>> Start

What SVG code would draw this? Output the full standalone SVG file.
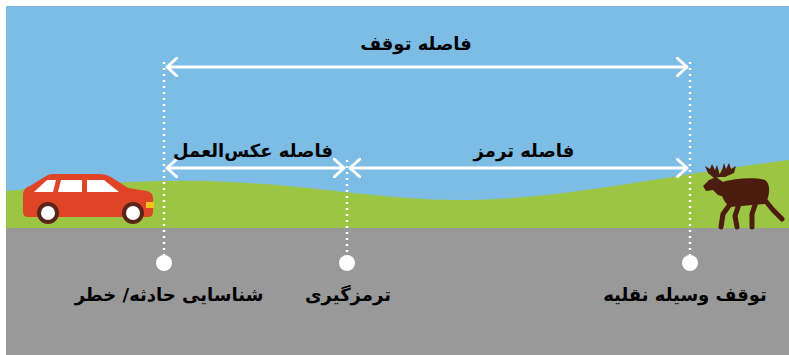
<svg xmlns="http://www.w3.org/2000/svg" width="789" height="355" viewBox="0 0 789 355">
  <style>
    .lbl { font-family: "DejaVu Sans", "Noto Sans", sans-serif; font-weight: bold; font-size: 18px; fill: #000; text-anchor: middle; }
    .dim { stroke: #ffffff; stroke-width: 3; fill: none; stroke-linecap: round; stroke-linejoin: round; }
    .dots { stroke: #ffffff; stroke-width: 2.5; stroke-dasharray: 2 4; fill: none; }
    .mark { fill: #ffffff; }
  </style>
  <defs>
    <marker id="head" viewBox="0 0 12 20" refX="11" refY="10" markerWidth="12" markerHeight="20" markerUnits="userSpaceOnUse" orient="auto-start-reverse">
      <path d="M1,1 L11,10 L1,19" fill="none" stroke="#ffffff" stroke-width="3" stroke-linecap="round" stroke-linejoin="round"/>
    </marker>
  </defs>

  <!-- scene: sky, grass, road -->
  <g id="scene">
    <rect x="6" y="6" width="783" height="349" fill="#7dbce4"/>
    <path d="M6,191 C80,185 150,178 230,182 C320,186 380,200 460,200 C560,200 650,178 789,160 L789,230 L6,230 Z" fill="#9dc544"/>
    <rect x="6" y="228" width="783" height="127" fill="#999999"/>
  </g>

  <!-- car -->
  <g id="car">
    <path d="M23,195 Q23,188 30,186 L46,176 Q49,174 53,174 L100,174 Q106,174 111,177 L128,188 L147,191 Q153,192 153,199 L153,212 Q153,217 148,217 L28,217 Q23,217 23,212 Z" fill="#e04427"/>
    <path d="M34,192 L47,180 L56,180 L53,192 Z" fill="#ffffff"/>
    <path d="M58,192 L61,180 L82,180 L82,192 Z" fill="#ffffff"/>
    <path d="M87,192 L87,180 L104,180 L119,192 Z" fill="#ffffff"/>
    <rect x="146" y="202" width="8" height="6" fill="#f7c21b"/>
    <circle cx="48" cy="213" r="11" fill="#5a2418"/>
    <circle cx="48" cy="213" r="7" fill="#ffffff"/>
    <circle cx="133" cy="213" r="11" fill="#5a2418"/>
    <circle cx="133" cy="213" r="7" fill="#ffffff"/>
  </g>

  <!-- moose -->
  <g id="moose" fill="#4b1d10" stroke="#4b1d10" stroke-linecap="round" stroke-linejoin="round">
    <path d="M722,182 C735,178 755,177 765,180 C771,184 770,196 765,204 L730,207 C723,202 719,192 722,182 Z" stroke="none"/>
    <path d="M723,182 L716,177 L709,180 L703,186 L706,191 L713,190 L718,195 L728,198 Z" stroke="none"/>
    <path d="M714,178 L708,173 L705,166 L710,169 L712,164 L715,170 L717,165 L719,172 L720,177 Z" stroke="none"/>
    <path d="M718,177 L722,170 L724,163 L726,169 L729,163 L731,169 L736,166 L734,173 L725,177 Z" stroke="none"/>
    <path d="M731,203 L723,214 L721,227" fill="none" stroke-width="5"/>
    <path d="M739,204 L735,216 L737,227" fill="none" stroke-width="5"/>
    <path d="M756,202 L752,214 L752,227" fill="none" stroke-width="5"/>
    <path d="M764,199 L773,210 L782,219" fill="none" stroke-width="5"/>
  </g>

  <!-- connectors: dotted guides and dimension arrows -->
  <g id="connectors">
    <line class="dots" x1="164" y1="62" x2="164" y2="255"/>
    <line class="dots" x1="347" y1="160" x2="347" y2="255"/>
    <line class="dots" x1="690" y1="62" x2="690" y2="255"/>
    <line class="dim" x1="167" y1="67" x2="687" y2="67" marker-start="url(#head)" marker-end="url(#head)"/>
    <line class="dim" x1="167" y1="168" x2="344" y2="168" marker-start="url(#head)" marker-end="url(#head)"/>
    <line class="dim" x1="350" y1="168" x2="687" y2="168" marker-start="url(#head)" marker-end="url(#head)"/>
  </g>

  <!-- event points -->
  <g id="p-detect">
    <circle class="mark" cx="164" cy="263" r="8"/>
    <text class="lbl" x="169" y="301">شناسایی حادثه/ خطر</text>
  </g>
  <g id="p-brake">
    <circle class="mark" cx="347" cy="263" r="8"/>
    <text class="lbl" x="348" y="301">ترمزگیری</text>
  </g>
  <g id="p-stop">
    <circle class="mark" cx="690" cy="263" r="8"/>
    <text class="lbl" x="685" y="301">توقف وسیله نقلیه</text>
  </g>

  <!-- distance labels -->
  <g id="d-stop">
    <text class="lbl" x="416" y="50">فاصله توقف</text>
  </g>
  <g id="d-reaction">
    <text class="lbl" x="253" y="157">فاصله عکس‌العمل</text>
  </g>
  <g id="d-brake">
    <text class="lbl" x="524" y="157">فاصله ترمز</text>
  </g>
</svg>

>> End

Output the material word for word, omitting its pictures.

• **Response to this task**:
What SVG code would draw this? Output the full standalone SVG file.
<svg xmlns="http://www.w3.org/2000/svg" width="789" height="355" viewBox="0 0 789 355">
  <style>
    .lbl { font-family: "DejaVu Sans", "Noto Sans", sans-serif; font-weight: bold; font-size: 18px; fill: #000; text-anchor: middle; }
    .dim { stroke: #ffffff; stroke-width: 3; fill: none; stroke-linecap: round; stroke-linejoin: round; }
    .dots { stroke: #ffffff; stroke-width: 2.5; stroke-dasharray: 2 4; fill: none; }
    .mark { fill: #ffffff; }
  </style>
  <defs>
    <marker id="head" viewBox="0 0 12 20" refX="11" refY="10" markerWidth="12" markerHeight="20" markerUnits="userSpaceOnUse" orient="auto-start-reverse">
      <path d="M1,1 L11,10 L1,19" fill="none" stroke="#ffffff" stroke-width="3" stroke-linecap="round" stroke-linejoin="round"/>
    </marker>
  </defs>

  <!-- scene: sky, grass, road -->
  <g id="scene">
    <rect x="6" y="6" width="783" height="349" fill="#7dbce4"/>
    <path d="M6,191 C80,185 150,178 230,182 C320,186 380,200 460,200 C560,200 650,178 789,160 L789,230 L6,230 Z" fill="#9dc544"/>
    <rect x="6" y="228" width="783" height="127" fill="#999999"/>
  </g>

  <!-- car -->
  <g id="car">
    <path d="M23,195 Q23,188 30,186 L46,176 Q49,174 53,174 L100,174 Q106,174 111,177 L128,188 L147,191 Q153,192 153,199 L153,212 Q153,217 148,217 L28,217 Q23,217 23,212 Z" fill="#e04427"/>
    <path d="M34,192 L47,180 L56,180 L53,192 Z" fill="#ffffff"/>
    <path d="M58,192 L61,180 L82,180 L82,192 Z" fill="#ffffff"/>
    <path d="M87,192 L87,180 L104,180 L119,192 Z" fill="#ffffff"/>
    <rect x="146" y="202" width="8" height="6" fill="#f7c21b"/>
    <circle cx="48" cy="213" r="11" fill="#5a2418"/>
    <circle cx="48" cy="213" r="7" fill="#ffffff"/>
    <circle cx="133" cy="213" r="11" fill="#5a2418"/>
    <circle cx="133" cy="213" r="7" fill="#ffffff"/>
  </g>

  <!-- moose -->
  <g id="moose" fill="#4b1d10" stroke="#4b1d10" stroke-linecap="round" stroke-linejoin="round">
    <path d="M722,182 C735,178 755,177 765,180 C771,184 770,196 765,204 L730,207 C723,202 719,192 722,182 Z" stroke="none"/>
    <path d="M723,182 L716,177 L709,180 L703,186 L706,191 L713,190 L718,195 L728,198 Z" stroke="none"/>
    <path d="M714,178 L708,173 L705,166 L710,169 L712,164 L715,170 L717,165 L719,172 L720,177 Z" stroke="none"/>
    <path d="M718,177 L722,170 L724,163 L726,169 L729,163 L731,169 L736,166 L734,173 L725,177 Z" stroke="none"/>
    <path d="M731,203 L723,214 L721,227" fill="none" stroke-width="5"/>
    <path d="M739,204 L735,216 L737,227" fill="none" stroke-width="5"/>
    <path d="M756,202 L752,214 L752,227" fill="none" stroke-width="5"/>
    <path d="M764,199 L773,210 L782,219" fill="none" stroke-width="5"/>
  </g>

  <!-- connectors: dotted guides and dimension arrows -->
  <g id="connectors">
    <line class="dots" x1="164" y1="62" x2="164" y2="255"/>
    <line class="dots" x1="347" y1="160" x2="347" y2="255"/>
    <line class="dots" x1="690" y1="62" x2="690" y2="255"/>
    <line class="dim" x1="167" y1="67" x2="687" y2="67" marker-start="url(#head)" marker-end="url(#head)"/>
    <line class="dim" x1="167" y1="168" x2="344" y2="168" marker-start="url(#head)" marker-end="url(#head)"/>
    <line class="dim" x1="350" y1="168" x2="687" y2="168" marker-start="url(#head)" marker-end="url(#head)"/>
  </g>

  <!-- event points -->
  <g id="p-detect">
    <circle class="mark" cx="164" cy="263" r="8"/>
    <text class="lbl" x="169" y="301">شناسایی حادثه/ خطر</text>
  </g>
  <g id="p-brake">
    <circle class="mark" cx="347" cy="263" r="8"/>
    <text class="lbl" x="348" y="301">ترمزگیری</text>
  </g>
  <g id="p-stop">
    <circle class="mark" cx="690" cy="263" r="8"/>
    <text class="lbl" x="685" y="301">توقف وسیله نقلیه</text>
  </g>

  <!-- distance labels -->
  <g id="d-stop">
    <text class="lbl" x="416" y="50">فاصله توقف</text>
  </g>
  <g id="d-reaction">
    <text class="lbl" x="253" y="157">فاصله عکس‌العمل</text>
  </g>
  <g id="d-brake">
    <text class="lbl" x="524" y="157">فاصله ترمز</text>
  </g>
</svg>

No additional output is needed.